→ WORK TO COMPLETE: Restate each of the lines below word for word and drop every picture.

— Start —

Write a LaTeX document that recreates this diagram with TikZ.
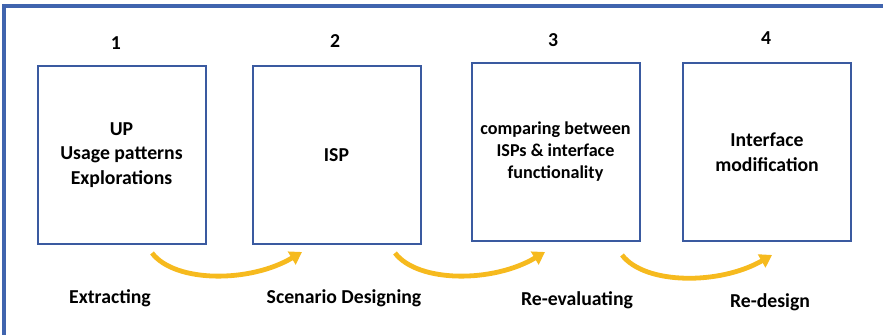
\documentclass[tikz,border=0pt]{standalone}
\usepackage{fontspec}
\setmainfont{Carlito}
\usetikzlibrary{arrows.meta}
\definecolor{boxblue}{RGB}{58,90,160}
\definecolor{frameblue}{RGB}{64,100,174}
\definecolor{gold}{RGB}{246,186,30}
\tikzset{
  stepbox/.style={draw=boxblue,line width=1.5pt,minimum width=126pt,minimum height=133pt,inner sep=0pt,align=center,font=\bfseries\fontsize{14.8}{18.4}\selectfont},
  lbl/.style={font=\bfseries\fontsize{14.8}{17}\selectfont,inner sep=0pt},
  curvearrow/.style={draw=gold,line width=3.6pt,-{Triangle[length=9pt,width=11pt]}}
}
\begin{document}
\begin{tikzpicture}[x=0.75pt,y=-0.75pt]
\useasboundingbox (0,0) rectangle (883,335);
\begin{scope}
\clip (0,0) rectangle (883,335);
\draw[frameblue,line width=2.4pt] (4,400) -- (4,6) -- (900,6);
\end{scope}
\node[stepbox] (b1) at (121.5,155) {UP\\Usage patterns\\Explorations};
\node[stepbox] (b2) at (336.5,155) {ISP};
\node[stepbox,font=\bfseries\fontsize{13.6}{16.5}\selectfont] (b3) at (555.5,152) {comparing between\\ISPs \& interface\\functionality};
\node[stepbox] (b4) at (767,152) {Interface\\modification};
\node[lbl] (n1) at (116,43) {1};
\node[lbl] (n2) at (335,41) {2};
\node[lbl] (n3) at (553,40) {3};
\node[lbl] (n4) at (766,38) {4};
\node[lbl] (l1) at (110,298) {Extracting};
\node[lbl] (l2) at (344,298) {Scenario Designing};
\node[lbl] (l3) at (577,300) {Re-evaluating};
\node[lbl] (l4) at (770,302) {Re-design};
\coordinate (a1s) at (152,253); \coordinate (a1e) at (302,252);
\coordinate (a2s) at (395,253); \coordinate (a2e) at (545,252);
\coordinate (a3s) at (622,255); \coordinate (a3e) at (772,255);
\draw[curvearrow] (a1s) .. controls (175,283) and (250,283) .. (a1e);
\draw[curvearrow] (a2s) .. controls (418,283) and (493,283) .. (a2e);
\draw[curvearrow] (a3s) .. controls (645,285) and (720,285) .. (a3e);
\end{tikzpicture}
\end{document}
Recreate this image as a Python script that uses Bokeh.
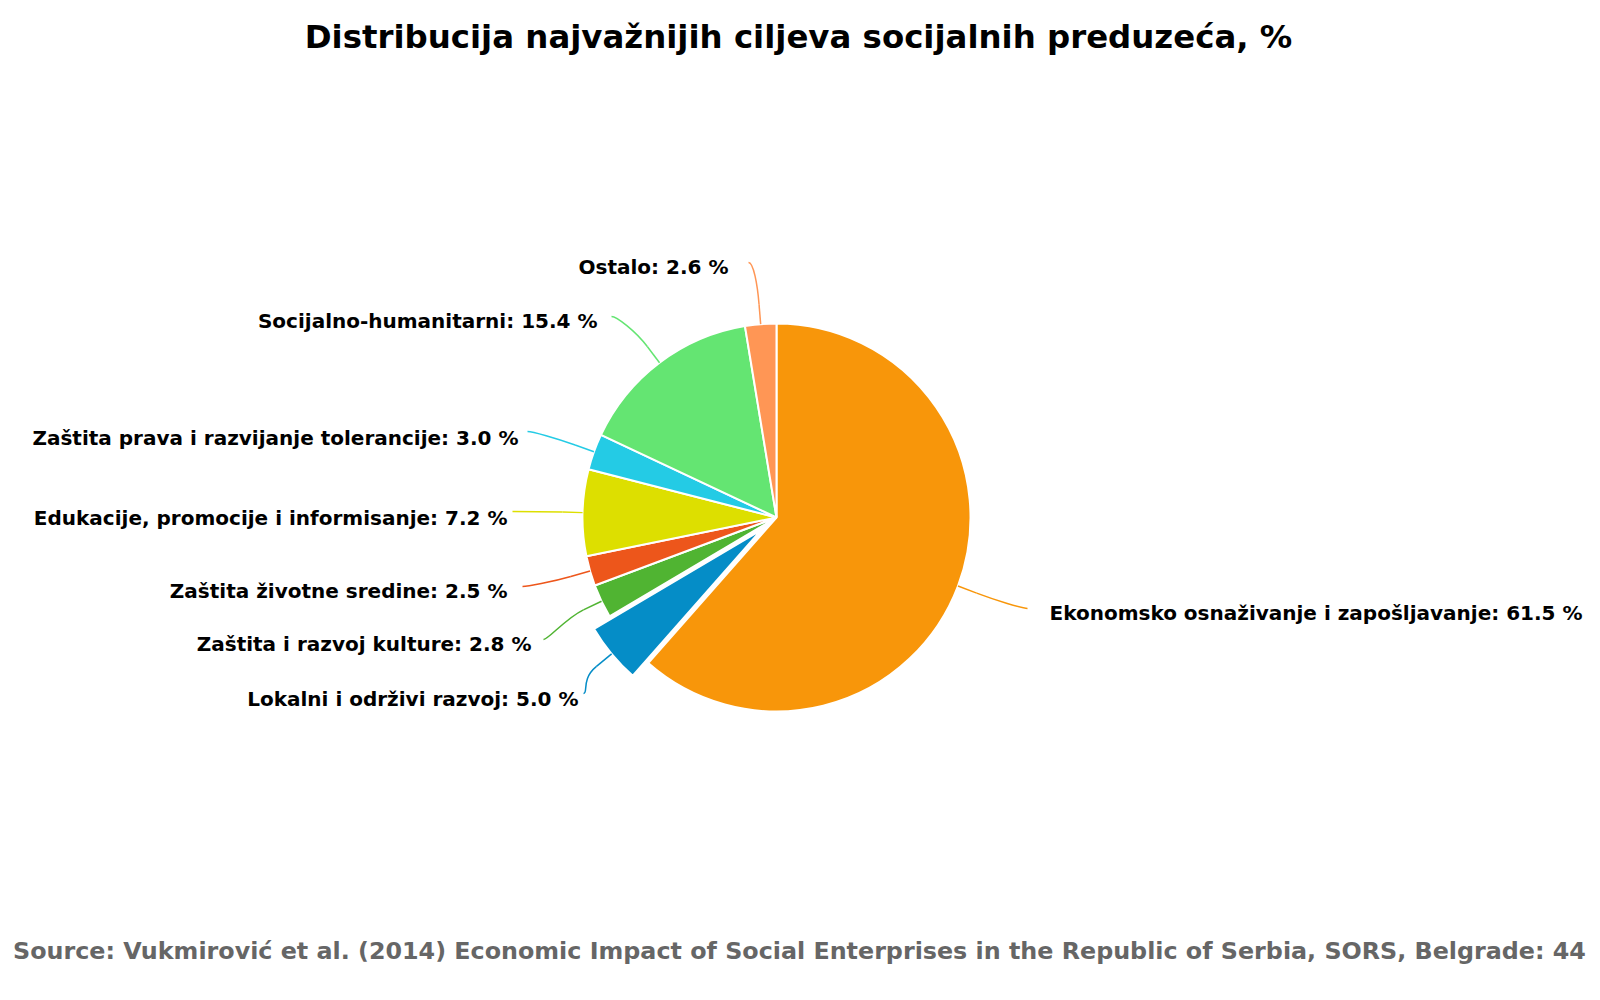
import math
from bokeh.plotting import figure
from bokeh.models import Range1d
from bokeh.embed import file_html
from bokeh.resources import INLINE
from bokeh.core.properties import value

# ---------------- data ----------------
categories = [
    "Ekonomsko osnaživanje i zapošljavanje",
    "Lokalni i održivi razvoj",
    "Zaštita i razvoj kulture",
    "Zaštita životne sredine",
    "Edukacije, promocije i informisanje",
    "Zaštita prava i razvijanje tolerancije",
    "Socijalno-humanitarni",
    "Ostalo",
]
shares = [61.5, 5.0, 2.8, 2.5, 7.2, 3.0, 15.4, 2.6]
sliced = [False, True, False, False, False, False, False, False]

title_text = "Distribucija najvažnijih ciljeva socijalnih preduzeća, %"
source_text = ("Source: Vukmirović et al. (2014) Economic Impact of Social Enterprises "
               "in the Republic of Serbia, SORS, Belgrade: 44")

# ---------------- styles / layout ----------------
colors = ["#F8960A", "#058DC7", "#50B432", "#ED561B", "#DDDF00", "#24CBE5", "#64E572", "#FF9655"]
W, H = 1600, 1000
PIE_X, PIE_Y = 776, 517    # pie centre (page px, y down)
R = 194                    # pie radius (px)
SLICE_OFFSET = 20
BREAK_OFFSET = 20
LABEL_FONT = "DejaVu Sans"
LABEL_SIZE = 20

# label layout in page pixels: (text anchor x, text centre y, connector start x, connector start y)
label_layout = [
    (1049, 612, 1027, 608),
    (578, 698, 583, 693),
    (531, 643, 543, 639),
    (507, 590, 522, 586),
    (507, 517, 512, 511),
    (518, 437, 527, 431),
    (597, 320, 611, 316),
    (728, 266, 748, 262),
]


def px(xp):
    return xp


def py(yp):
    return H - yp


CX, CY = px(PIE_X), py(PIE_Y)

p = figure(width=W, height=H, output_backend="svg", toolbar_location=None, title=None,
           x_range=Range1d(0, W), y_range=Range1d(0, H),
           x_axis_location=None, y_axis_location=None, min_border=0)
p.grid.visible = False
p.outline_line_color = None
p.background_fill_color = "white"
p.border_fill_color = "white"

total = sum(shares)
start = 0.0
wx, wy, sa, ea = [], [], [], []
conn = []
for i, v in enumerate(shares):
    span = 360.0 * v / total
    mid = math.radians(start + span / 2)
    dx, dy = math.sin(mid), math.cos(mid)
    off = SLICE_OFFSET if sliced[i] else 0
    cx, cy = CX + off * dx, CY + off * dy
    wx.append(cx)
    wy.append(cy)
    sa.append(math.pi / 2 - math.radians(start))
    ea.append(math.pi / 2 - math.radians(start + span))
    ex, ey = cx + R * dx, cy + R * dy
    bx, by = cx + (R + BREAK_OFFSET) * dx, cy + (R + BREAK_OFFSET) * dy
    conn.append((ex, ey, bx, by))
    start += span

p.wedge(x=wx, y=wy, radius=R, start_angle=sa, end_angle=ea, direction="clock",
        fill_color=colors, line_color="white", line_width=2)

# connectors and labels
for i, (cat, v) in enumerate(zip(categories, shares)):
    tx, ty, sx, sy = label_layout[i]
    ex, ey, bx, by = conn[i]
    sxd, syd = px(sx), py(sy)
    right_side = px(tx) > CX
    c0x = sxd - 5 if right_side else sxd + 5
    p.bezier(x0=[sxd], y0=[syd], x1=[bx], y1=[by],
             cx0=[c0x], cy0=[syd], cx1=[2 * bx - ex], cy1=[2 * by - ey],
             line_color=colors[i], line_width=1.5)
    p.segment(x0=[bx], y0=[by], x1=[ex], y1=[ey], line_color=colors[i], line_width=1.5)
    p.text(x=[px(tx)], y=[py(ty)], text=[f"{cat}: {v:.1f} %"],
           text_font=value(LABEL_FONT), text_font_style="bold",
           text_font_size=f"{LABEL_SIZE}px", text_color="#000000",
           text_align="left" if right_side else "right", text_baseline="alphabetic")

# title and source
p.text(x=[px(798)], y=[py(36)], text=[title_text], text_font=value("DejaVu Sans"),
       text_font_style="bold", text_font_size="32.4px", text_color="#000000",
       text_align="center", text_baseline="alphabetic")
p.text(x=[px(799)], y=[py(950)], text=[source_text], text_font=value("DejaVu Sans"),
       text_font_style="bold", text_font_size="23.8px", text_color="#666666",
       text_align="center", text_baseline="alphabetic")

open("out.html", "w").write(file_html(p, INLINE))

— End —

→ OUTPUT OF THE TASK:
Write a LaTeX document that recreates this diagram with TikZ.
\documentclass[tikz,border=0pt]{standalone}
\usepackage{fontspec}
\setmainfont{Carlito}
\usetikzlibrary{arrows.meta}
\definecolor{boxblue}{RGB}{58,90,160}
\definecolor{frameblue}{RGB}{64,100,174}
\definecolor{gold}{RGB}{246,186,30}
\tikzset{
  stepbox/.style={draw=boxblue,line width=1.5pt,minimum width=126pt,minimum height=133pt,inner sep=0pt,align=center,font=\bfseries\fontsize{14.8}{18.4}\selectfont},
  lbl/.style={font=\bfseries\fontsize{14.8}{17}\selectfont,inner sep=0pt},
  curvearrow/.style={draw=gold,line width=3.6pt,-{Triangle[length=9pt,width=11pt]}}
}
\begin{document}
\begin{tikzpicture}[x=0.75pt,y=-0.75pt]
\useasboundingbox (0,0) rectangle (883,335);
\begin{scope}
\clip (0,0) rectangle (883,335);
\draw[frameblue,line width=2.4pt] (4,400) -- (4,6) -- (900,6);
\end{scope}
\node[stepbox] (b1) at (121.5,155) {UP\\Usage patterns\\Explorations};
\node[stepbox] (b2) at (336.5,155) {ISP};
\node[stepbox,font=\bfseries\fontsize{13.6}{16.5}\selectfont] (b3) at (555.5,152) {comparing between\\ISPs \& interface\\functionality};
\node[stepbox] (b4) at (767,152) {Interface\\modification};
\node[lbl] (n1) at (116,43) {1};
\node[lbl] (n2) at (335,41) {2};
\node[lbl] (n3) at (553,40) {3};
\node[lbl] (n4) at (766,38) {4};
\node[lbl] (l1) at (110,298) {Extracting};
\node[lbl] (l2) at (344,298) {Scenario Designing};
\node[lbl] (l3) at (577,300) {Re-evaluating};
\node[lbl] (l4) at (770,302) {Re-design};
\coordinate (a1s) at (152,253); \coordinate (a1e) at (302,252);
\coordinate (a2s) at (395,253); \coordinate (a2e) at (545,252);
\coordinate (a3s) at (622,255); \coordinate (a3e) at (772,255);
\draw[curvearrow] (a1s) .. controls (175,283) and (250,283) .. (a1e);
\draw[curvearrow] (a2s) .. controls (418,283) and (493,283) .. (a2e);
\draw[curvearrow] (a3s) .. controls (645,285) and (720,285) .. (a3e);
\end{tikzpicture}
\end{document}
Recreate this image as a Python script that uses Bokeh.
import math
from bokeh.plotting import figure
from bokeh.models import Range1d
from bokeh.embed import file_html
from bokeh.resources import INLINE
from bokeh.core.properties import value

# ---------------- data ----------------
categories = [
    "Ekonomsko osnaživanje i zapošljavanje",
    "Lokalni i održivi razvoj",
    "Zaštita i razvoj kulture",
    "Zaštita životne sredine",
    "Edukacije, promocije i informisanje",
    "Zaštita prava i razvijanje tolerancije",
    "Socijalno-humanitarni",
    "Ostalo",
]
shares = [61.5, 5.0, 2.8, 2.5, 7.2, 3.0, 15.4, 2.6]
sliced = [False, True, False, False, False, False, False, False]

title_text = "Distribucija najvažnijih ciljeva socijalnih preduzeća, %"
source_text = ("Source: Vukmirović et al. (2014) Economic Impact of Social Enterprises "
               "in the Republic of Serbia, SORS, Belgrade: 44")

# ---------------- styles / layout ----------------
colors = ["#F8960A", "#058DC7", "#50B432", "#ED561B", "#DDDF00", "#24CBE5", "#64E572", "#FF9655"]
W, H = 1600, 1000
PIE_X, PIE_Y = 776, 517    # pie centre (page px, y down)
R = 194                    # pie radius (px)
SLICE_OFFSET = 20
BREAK_OFFSET = 20
LABEL_FONT = "DejaVu Sans"
LABEL_SIZE = 20

# label layout in page pixels: (text anchor x, text centre y, connector start x, connector start y)
label_layout = [
    (1049, 612, 1027, 608),
    (578, 698, 583, 693),
    (531, 643, 543, 639),
    (507, 590, 522, 586),
    (507, 517, 512, 511),
    (518, 437, 527, 431),
    (597, 320, 611, 316),
    (728, 266, 748, 262),
]


def px(xp):
    return xp


def py(yp):
    return H - yp


CX, CY = px(PIE_X), py(PIE_Y)

p = figure(width=W, height=H, output_backend="svg", toolbar_location=None, title=None,
           x_range=Range1d(0, W), y_range=Range1d(0, H),
           x_axis_location=None, y_axis_location=None, min_border=0)
p.grid.visible = False
p.outline_line_color = None
p.background_fill_color = "white"
p.border_fill_color = "white"

total = sum(shares)
start = 0.0
wx, wy, sa, ea = [], [], [], []
conn = []
for i, v in enumerate(shares):
    span = 360.0 * v / total
    mid = math.radians(start + span / 2)
    dx, dy = math.sin(mid), math.cos(mid)
    off = SLICE_OFFSET if sliced[i] else 0
    cx, cy = CX + off * dx, CY + off * dy
    wx.append(cx)
    wy.append(cy)
    sa.append(math.pi / 2 - math.radians(start))
    ea.append(math.pi / 2 - math.radians(start + span))
    ex, ey = cx + R * dx, cy + R * dy
    bx, by = cx + (R + BREAK_OFFSET) * dx, cy + (R + BREAK_OFFSET) * dy
    conn.append((ex, ey, bx, by))
    start += span

p.wedge(x=wx, y=wy, radius=R, start_angle=sa, end_angle=ea, direction="clock",
        fill_color=colors, line_color="white", line_width=2)

# connectors and labels
for i, (cat, v) in enumerate(zip(categories, shares)):
    tx, ty, sx, sy = label_layout[i]
    ex, ey, bx, by = conn[i]
    sxd, syd = px(sx), py(sy)
    right_side = px(tx) > CX
    c0x = sxd - 5 if right_side else sxd + 5
    p.bezier(x0=[sxd], y0=[syd], x1=[bx], y1=[by],
             cx0=[c0x], cy0=[syd], cx1=[2 * bx - ex], cy1=[2 * by - ey],
             line_color=colors[i], line_width=1.5)
    p.segment(x0=[bx], y0=[by], x1=[ex], y1=[ey], line_color=colors[i], line_width=1.5)
    p.text(x=[px(tx)], y=[py(ty)], text=[f"{cat}: {v:.1f} %"],
           text_font=value(LABEL_FONT), text_font_style="bold",
           text_font_size=f"{LABEL_SIZE}px", text_color="#000000",
           text_align="left" if right_side else "right", text_baseline="alphabetic")

# title and source
p.text(x=[px(798)], y=[py(36)], text=[title_text], text_font=value("DejaVu Sans"),
       text_font_style="bold", text_font_size="32.4px", text_color="#000000",
       text_align="center", text_baseline="alphabetic")
p.text(x=[px(799)], y=[py(950)], text=[source_text], text_font=value("DejaVu Sans"),
       text_font_style="bold", text_font_size="23.8px", text_color="#666666",
       text_align="center", text_baseline="alphabetic")

open("out.html", "w").write(file_html(p, INLINE))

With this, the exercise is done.